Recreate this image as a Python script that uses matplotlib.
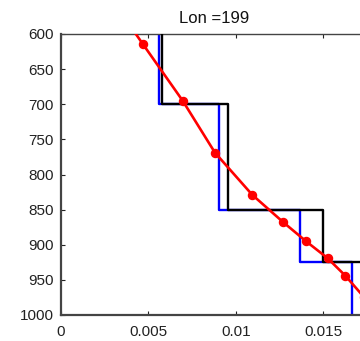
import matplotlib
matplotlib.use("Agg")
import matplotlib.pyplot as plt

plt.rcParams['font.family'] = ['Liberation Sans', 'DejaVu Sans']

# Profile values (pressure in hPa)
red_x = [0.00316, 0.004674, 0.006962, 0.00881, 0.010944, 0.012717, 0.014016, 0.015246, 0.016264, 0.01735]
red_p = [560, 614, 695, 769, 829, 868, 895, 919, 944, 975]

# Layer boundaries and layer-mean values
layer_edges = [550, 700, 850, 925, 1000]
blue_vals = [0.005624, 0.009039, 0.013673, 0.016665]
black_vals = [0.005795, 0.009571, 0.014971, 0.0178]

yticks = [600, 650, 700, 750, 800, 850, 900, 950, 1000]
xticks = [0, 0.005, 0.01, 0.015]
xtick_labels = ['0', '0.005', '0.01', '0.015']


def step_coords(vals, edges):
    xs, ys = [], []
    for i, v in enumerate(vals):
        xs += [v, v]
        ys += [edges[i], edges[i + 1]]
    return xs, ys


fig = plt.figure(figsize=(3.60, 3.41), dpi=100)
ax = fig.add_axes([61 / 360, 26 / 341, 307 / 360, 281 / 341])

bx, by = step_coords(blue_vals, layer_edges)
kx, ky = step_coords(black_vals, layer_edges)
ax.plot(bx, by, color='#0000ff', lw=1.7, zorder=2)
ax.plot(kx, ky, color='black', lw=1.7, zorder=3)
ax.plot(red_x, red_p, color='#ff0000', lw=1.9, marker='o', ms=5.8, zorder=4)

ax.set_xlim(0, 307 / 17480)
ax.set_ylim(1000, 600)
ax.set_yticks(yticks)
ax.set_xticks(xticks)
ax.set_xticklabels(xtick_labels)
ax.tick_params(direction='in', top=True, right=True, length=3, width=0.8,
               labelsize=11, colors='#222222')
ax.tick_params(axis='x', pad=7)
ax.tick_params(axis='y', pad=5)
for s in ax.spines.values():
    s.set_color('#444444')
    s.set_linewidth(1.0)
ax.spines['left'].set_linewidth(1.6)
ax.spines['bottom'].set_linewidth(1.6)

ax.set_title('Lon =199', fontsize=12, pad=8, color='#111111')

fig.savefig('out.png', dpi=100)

> **Work to complete**
Reproduce all of the material exactly, apart from the pictures.

> **Solution to this exercise**
Recreate this image as a Python script that uses matplotlib.
import matplotlib
matplotlib.use("Agg")
import matplotlib.pyplot as plt

plt.rcParams['font.family'] = ['Liberation Sans', 'DejaVu Sans']

# Profile values (pressure in hPa)
red_x = [0.00316, 0.004674, 0.006962, 0.00881, 0.010944, 0.012717, 0.014016, 0.015246, 0.016264, 0.01735]
red_p = [560, 614, 695, 769, 829, 868, 895, 919, 944, 975]

# Layer boundaries and layer-mean values
layer_edges = [550, 700, 850, 925, 1000]
blue_vals = [0.005624, 0.009039, 0.013673, 0.016665]
black_vals = [0.005795, 0.009571, 0.014971, 0.0178]

yticks = [600, 650, 700, 750, 800, 850, 900, 950, 1000]
xticks = [0, 0.005, 0.01, 0.015]
xtick_labels = ['0', '0.005', '0.01', '0.015']


def step_coords(vals, edges):
    xs, ys = [], []
    for i, v in enumerate(vals):
        xs += [v, v]
        ys += [edges[i], edges[i + 1]]
    return xs, ys


fig = plt.figure(figsize=(3.60, 3.41), dpi=100)
ax = fig.add_axes([61 / 360, 26 / 341, 307 / 360, 281 / 341])

bx, by = step_coords(blue_vals, layer_edges)
kx, ky = step_coords(black_vals, layer_edges)
ax.plot(bx, by, color='#0000ff', lw=1.7, zorder=2)
ax.plot(kx, ky, color='black', lw=1.7, zorder=3)
ax.plot(red_x, red_p, color='#ff0000', lw=1.9, marker='o', ms=5.8, zorder=4)

ax.set_xlim(0, 307 / 17480)
ax.set_ylim(1000, 600)
ax.set_yticks(yticks)
ax.set_xticks(xticks)
ax.set_xticklabels(xtick_labels)
ax.tick_params(direction='in', top=True, right=True, length=3, width=0.8,
               labelsize=11, colors='#222222')
ax.tick_params(axis='x', pad=7)
ax.tick_params(axis='y', pad=5)
for s in ax.spines.values():
    s.set_color('#444444')
    s.set_linewidth(1.0)
ax.spines['left'].set_linewidth(1.6)
ax.spines['bottom'].set_linewidth(1.6)

ax.set_title('Lon =199', fontsize=12, pad=8, color='#111111')

fig.savefig('out.png', dpi=100)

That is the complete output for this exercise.